* OBJECTIVE
Transcribe the listing in full, excluding any pictures.

--- start EXERCISE MATERIAL ---

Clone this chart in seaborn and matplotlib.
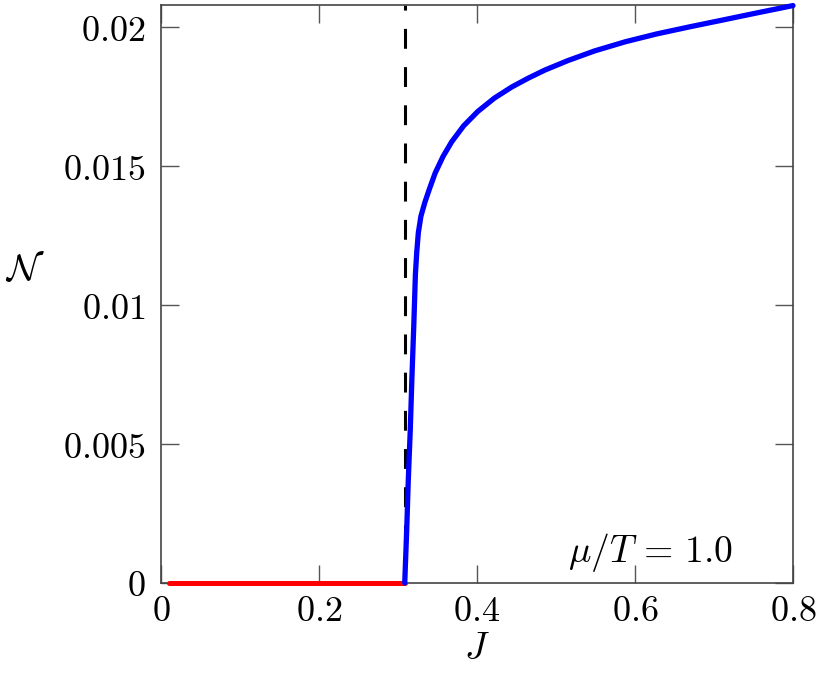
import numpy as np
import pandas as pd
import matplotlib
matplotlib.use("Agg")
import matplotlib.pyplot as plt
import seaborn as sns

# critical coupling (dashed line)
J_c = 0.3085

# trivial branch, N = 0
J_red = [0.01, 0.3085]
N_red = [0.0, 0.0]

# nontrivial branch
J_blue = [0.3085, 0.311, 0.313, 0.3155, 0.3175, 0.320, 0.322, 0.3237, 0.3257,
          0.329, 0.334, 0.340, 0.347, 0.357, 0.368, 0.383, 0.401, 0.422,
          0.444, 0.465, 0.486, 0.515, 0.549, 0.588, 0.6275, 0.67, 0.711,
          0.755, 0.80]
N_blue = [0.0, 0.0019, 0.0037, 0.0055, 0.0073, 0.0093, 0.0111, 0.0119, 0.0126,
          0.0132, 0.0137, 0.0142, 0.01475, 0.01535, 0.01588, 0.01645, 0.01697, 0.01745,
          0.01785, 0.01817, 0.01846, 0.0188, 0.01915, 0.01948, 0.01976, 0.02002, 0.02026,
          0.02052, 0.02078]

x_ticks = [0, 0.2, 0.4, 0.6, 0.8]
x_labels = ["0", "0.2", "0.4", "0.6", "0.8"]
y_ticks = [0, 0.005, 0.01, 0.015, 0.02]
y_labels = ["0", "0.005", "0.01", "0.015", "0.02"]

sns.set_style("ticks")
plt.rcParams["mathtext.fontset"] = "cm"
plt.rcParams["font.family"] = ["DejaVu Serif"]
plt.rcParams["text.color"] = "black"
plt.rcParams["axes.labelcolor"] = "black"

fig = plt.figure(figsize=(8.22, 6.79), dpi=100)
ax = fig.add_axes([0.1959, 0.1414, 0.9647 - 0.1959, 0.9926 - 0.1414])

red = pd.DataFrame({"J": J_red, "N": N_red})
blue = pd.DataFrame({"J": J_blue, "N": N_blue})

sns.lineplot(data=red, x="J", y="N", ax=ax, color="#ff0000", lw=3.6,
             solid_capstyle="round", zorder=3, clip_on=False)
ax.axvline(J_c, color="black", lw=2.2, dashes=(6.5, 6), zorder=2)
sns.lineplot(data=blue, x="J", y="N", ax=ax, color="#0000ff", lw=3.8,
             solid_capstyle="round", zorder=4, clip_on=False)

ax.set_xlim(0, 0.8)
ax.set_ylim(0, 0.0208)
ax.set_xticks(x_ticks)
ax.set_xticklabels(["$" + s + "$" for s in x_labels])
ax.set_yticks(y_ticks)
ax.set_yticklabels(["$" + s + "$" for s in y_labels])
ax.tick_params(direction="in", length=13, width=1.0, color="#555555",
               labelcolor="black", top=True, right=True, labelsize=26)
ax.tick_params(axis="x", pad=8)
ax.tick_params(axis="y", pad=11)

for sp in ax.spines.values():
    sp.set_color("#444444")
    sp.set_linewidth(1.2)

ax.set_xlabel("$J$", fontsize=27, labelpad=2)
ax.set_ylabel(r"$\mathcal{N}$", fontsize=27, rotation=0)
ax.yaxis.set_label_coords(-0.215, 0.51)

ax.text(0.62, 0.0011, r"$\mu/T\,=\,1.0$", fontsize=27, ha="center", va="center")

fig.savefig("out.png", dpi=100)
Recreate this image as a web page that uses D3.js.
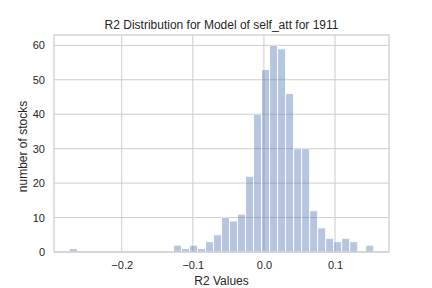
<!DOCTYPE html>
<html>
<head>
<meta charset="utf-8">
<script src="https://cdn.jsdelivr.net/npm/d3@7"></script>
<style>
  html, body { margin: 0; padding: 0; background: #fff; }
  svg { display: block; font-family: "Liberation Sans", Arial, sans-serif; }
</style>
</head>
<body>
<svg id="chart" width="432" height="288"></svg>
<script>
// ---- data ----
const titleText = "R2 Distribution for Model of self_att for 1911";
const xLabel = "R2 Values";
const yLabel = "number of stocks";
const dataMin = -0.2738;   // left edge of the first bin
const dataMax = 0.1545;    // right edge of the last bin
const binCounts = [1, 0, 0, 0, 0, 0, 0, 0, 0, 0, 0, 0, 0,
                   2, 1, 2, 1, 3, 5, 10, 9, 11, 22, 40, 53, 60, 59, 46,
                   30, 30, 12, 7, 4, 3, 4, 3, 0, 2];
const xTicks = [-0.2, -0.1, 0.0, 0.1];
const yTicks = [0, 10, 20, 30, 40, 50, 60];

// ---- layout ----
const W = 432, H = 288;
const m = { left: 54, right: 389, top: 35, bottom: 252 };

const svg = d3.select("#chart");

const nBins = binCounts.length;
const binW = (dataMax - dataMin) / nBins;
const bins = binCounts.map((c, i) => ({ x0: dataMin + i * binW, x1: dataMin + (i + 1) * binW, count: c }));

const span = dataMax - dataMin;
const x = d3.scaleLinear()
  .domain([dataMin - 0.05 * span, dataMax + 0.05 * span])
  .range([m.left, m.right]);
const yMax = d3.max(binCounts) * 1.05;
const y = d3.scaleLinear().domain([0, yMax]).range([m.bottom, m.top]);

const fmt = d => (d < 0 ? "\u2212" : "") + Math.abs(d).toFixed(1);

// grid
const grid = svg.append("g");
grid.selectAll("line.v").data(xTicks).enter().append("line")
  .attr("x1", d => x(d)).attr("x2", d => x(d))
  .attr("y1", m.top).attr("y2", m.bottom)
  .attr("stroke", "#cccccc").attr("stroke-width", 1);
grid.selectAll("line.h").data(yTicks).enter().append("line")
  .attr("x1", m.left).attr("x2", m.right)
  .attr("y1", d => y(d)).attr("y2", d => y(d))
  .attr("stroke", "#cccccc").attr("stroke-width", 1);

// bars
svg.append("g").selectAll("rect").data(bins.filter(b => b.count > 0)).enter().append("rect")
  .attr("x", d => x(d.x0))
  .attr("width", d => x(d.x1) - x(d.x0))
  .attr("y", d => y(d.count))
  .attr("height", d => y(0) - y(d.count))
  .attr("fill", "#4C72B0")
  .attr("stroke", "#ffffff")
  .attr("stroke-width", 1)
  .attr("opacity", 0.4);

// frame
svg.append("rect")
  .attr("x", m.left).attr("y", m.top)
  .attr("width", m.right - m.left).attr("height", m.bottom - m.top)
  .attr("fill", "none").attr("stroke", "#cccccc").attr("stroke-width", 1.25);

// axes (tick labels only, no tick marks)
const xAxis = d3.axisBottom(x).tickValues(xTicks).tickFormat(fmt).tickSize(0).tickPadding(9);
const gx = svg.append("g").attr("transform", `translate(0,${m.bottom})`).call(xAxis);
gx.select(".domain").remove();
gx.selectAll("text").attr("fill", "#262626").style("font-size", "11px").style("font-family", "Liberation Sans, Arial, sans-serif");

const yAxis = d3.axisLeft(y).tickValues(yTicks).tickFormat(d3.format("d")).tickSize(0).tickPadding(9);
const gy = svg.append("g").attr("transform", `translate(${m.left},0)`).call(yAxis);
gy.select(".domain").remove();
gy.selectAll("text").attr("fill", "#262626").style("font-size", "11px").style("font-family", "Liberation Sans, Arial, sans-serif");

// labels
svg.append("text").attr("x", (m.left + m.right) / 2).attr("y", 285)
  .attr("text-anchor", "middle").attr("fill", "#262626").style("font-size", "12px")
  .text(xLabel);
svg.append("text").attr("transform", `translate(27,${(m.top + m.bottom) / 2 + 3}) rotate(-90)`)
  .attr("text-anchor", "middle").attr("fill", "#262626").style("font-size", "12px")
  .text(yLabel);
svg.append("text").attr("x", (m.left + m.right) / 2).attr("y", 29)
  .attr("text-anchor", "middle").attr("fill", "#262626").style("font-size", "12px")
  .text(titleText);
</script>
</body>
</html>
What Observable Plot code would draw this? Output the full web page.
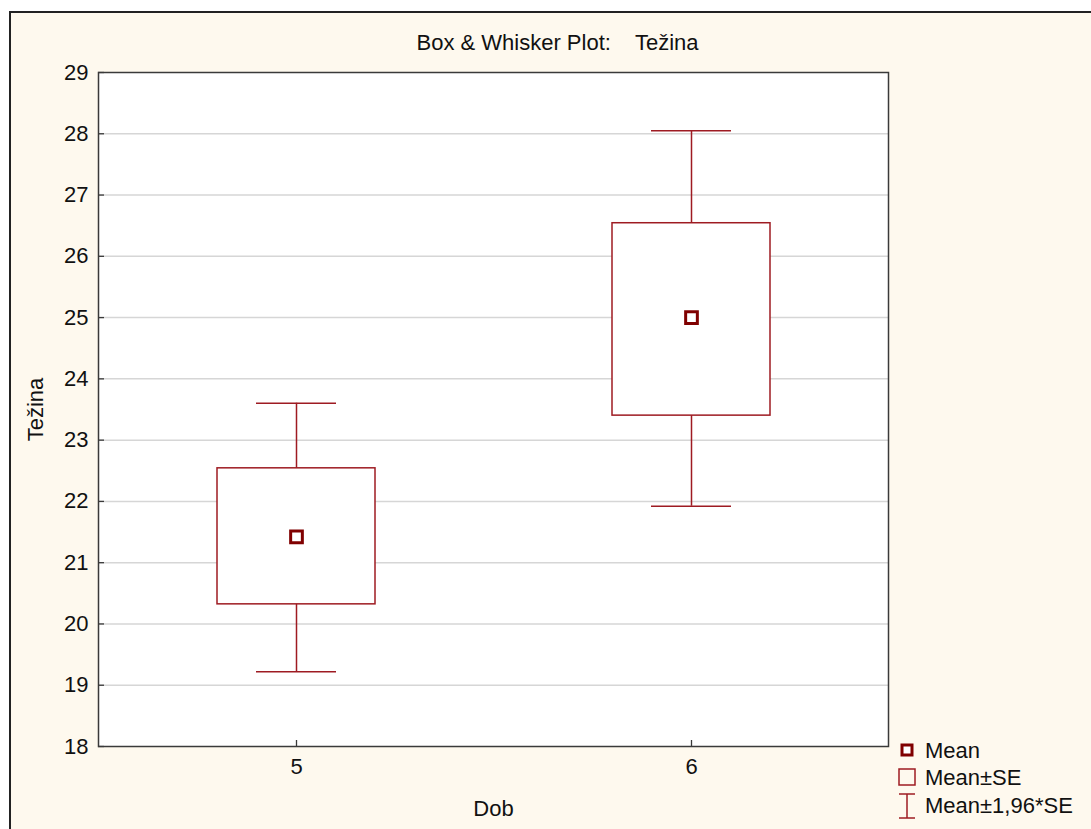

--- end EXERCISE MATERIAL ---

* RESULT FOR THIS TASK
Clone this chart in seaborn and matplotlib.
import numpy as np
import pandas as pd
import matplotlib
matplotlib.use("Agg")
import matplotlib.pyplot as plt
import seaborn as sns

# critical coupling (dashed line)
J_c = 0.3085

# trivial branch, N = 0
J_red = [0.01, 0.3085]
N_red = [0.0, 0.0]

# nontrivial branch
J_blue = [0.3085, 0.311, 0.313, 0.3155, 0.3175, 0.320, 0.322, 0.3237, 0.3257,
          0.329, 0.334, 0.340, 0.347, 0.357, 0.368, 0.383, 0.401, 0.422,
          0.444, 0.465, 0.486, 0.515, 0.549, 0.588, 0.6275, 0.67, 0.711,
          0.755, 0.80]
N_blue = [0.0, 0.0019, 0.0037, 0.0055, 0.0073, 0.0093, 0.0111, 0.0119, 0.0126,
          0.0132, 0.0137, 0.0142, 0.01475, 0.01535, 0.01588, 0.01645, 0.01697, 0.01745,
          0.01785, 0.01817, 0.01846, 0.0188, 0.01915, 0.01948, 0.01976, 0.02002, 0.02026,
          0.02052, 0.02078]

x_ticks = [0, 0.2, 0.4, 0.6, 0.8]
x_labels = ["0", "0.2", "0.4", "0.6", "0.8"]
y_ticks = [0, 0.005, 0.01, 0.015, 0.02]
y_labels = ["0", "0.005", "0.01", "0.015", "0.02"]

sns.set_style("ticks")
plt.rcParams["mathtext.fontset"] = "cm"
plt.rcParams["font.family"] = ["DejaVu Serif"]
plt.rcParams["text.color"] = "black"
plt.rcParams["axes.labelcolor"] = "black"

fig = plt.figure(figsize=(8.22, 6.79), dpi=100)
ax = fig.add_axes([0.1959, 0.1414, 0.9647 - 0.1959, 0.9926 - 0.1414])

red = pd.DataFrame({"J": J_red, "N": N_red})
blue = pd.DataFrame({"J": J_blue, "N": N_blue})

sns.lineplot(data=red, x="J", y="N", ax=ax, color="#ff0000", lw=3.6,
             solid_capstyle="round", zorder=3, clip_on=False)
ax.axvline(J_c, color="black", lw=2.2, dashes=(6.5, 6), zorder=2)
sns.lineplot(data=blue, x="J", y="N", ax=ax, color="#0000ff", lw=3.8,
             solid_capstyle="round", zorder=4, clip_on=False)

ax.set_xlim(0, 0.8)
ax.set_ylim(0, 0.0208)
ax.set_xticks(x_ticks)
ax.set_xticklabels(["$" + s + "$" for s in x_labels])
ax.set_yticks(y_ticks)
ax.set_yticklabels(["$" + s + "$" for s in y_labels])
ax.tick_params(direction="in", length=13, width=1.0, color="#555555",
               labelcolor="black", top=True, right=True, labelsize=26)
ax.tick_params(axis="x", pad=8)
ax.tick_params(axis="y", pad=11)

for sp in ax.spines.values():
    sp.set_color("#444444")
    sp.set_linewidth(1.2)

ax.set_xlabel("$J$", fontsize=27, labelpad=2)
ax.set_ylabel(r"$\mathcal{N}$", fontsize=27, rotation=0)
ax.yaxis.set_label_coords(-0.215, 0.51)

ax.text(0.62, 0.0011, r"$\mu/T\,=\,1.0$", fontsize=27, ha="center", va="center")

fig.savefig("out.png", dpi=100)
Recreate this image as a web page that uses D3.js.
<!DOCTYPE html>
<html>
<head>
<meta charset="utf-8">
<script src="https://cdn.jsdelivr.net/npm/d3@7"></script>
<style>
  html, body { margin: 0; padding: 0; background: #fff; }
  svg { display: block; font-family: "Liberation Sans", Arial, sans-serif; }
</style>
</head>
<body>
<svg id="chart" width="432" height="288"></svg>
<script>
// ---- data ----
const titleText = "R2 Distribution for Model of self_att for 1911";
const xLabel = "R2 Values";
const yLabel = "number of stocks";
const dataMin = -0.2738;   // left edge of the first bin
const dataMax = 0.1545;    // right edge of the last bin
const binCounts = [1, 0, 0, 0, 0, 0, 0, 0, 0, 0, 0, 0, 0,
                   2, 1, 2, 1, 3, 5, 10, 9, 11, 22, 40, 53, 60, 59, 46,
                   30, 30, 12, 7, 4, 3, 4, 3, 0, 2];
const xTicks = [-0.2, -0.1, 0.0, 0.1];
const yTicks = [0, 10, 20, 30, 40, 50, 60];

// ---- layout ----
const W = 432, H = 288;
const m = { left: 54, right: 389, top: 35, bottom: 252 };

const svg = d3.select("#chart");

const nBins = binCounts.length;
const binW = (dataMax - dataMin) / nBins;
const bins = binCounts.map((c, i) => ({ x0: dataMin + i * binW, x1: dataMin + (i + 1) * binW, count: c }));

const span = dataMax - dataMin;
const x = d3.scaleLinear()
  .domain([dataMin - 0.05 * span, dataMax + 0.05 * span])
  .range([m.left, m.right]);
const yMax = d3.max(binCounts) * 1.05;
const y = d3.scaleLinear().domain([0, yMax]).range([m.bottom, m.top]);

const fmt = d => (d < 0 ? "\u2212" : "") + Math.abs(d).toFixed(1);

// grid
const grid = svg.append("g");
grid.selectAll("line.v").data(xTicks).enter().append("line")
  .attr("x1", d => x(d)).attr("x2", d => x(d))
  .attr("y1", m.top).attr("y2", m.bottom)
  .attr("stroke", "#cccccc").attr("stroke-width", 1);
grid.selectAll("line.h").data(yTicks).enter().append("line")
  .attr("x1", m.left).attr("x2", m.right)
  .attr("y1", d => y(d)).attr("y2", d => y(d))
  .attr("stroke", "#cccccc").attr("stroke-width", 1);

// bars
svg.append("g").selectAll("rect").data(bins.filter(b => b.count > 0)).enter().append("rect")
  .attr("x", d => x(d.x0))
  .attr("width", d => x(d.x1) - x(d.x0))
  .attr("y", d => y(d.count))
  .attr("height", d => y(0) - y(d.count))
  .attr("fill", "#4C72B0")
  .attr("stroke", "#ffffff")
  .attr("stroke-width", 1)
  .attr("opacity", 0.4);

// frame
svg.append("rect")
  .attr("x", m.left).attr("y", m.top)
  .attr("width", m.right - m.left).attr("height", m.bottom - m.top)
  .attr("fill", "none").attr("stroke", "#cccccc").attr("stroke-width", 1.25);

// axes (tick labels only, no tick marks)
const xAxis = d3.axisBottom(x).tickValues(xTicks).tickFormat(fmt).tickSize(0).tickPadding(9);
const gx = svg.append("g").attr("transform", `translate(0,${m.bottom})`).call(xAxis);
gx.select(".domain").remove();
gx.selectAll("text").attr("fill", "#262626").style("font-size", "11px").style("font-family", "Liberation Sans, Arial, sans-serif");

const yAxis = d3.axisLeft(y).tickValues(yTicks).tickFormat(d3.format("d")).tickSize(0).tickPadding(9);
const gy = svg.append("g").attr("transform", `translate(${m.left},0)`).call(yAxis);
gy.select(".domain").remove();
gy.selectAll("text").attr("fill", "#262626").style("font-size", "11px").style("font-family", "Liberation Sans, Arial, sans-serif");

// labels
svg.append("text").attr("x", (m.left + m.right) / 2).attr("y", 285)
  .attr("text-anchor", "middle").attr("fill", "#262626").style("font-size", "12px")
  .text(xLabel);
svg.append("text").attr("transform", `translate(27,${(m.top + m.bottom) / 2 + 3}) rotate(-90)`)
  .attr("text-anchor", "middle").attr("fill", "#262626").style("font-size", "12px")
  .text(yLabel);
svg.append("text").attr("x", (m.left + m.right) / 2).attr("y", 29)
  .attr("text-anchor", "middle").attr("fill", "#262626").style("font-size", "12px")
  .text(titleText);
</script>
</body>
</html>
What Observable Plot code would draw this? Output the full web page.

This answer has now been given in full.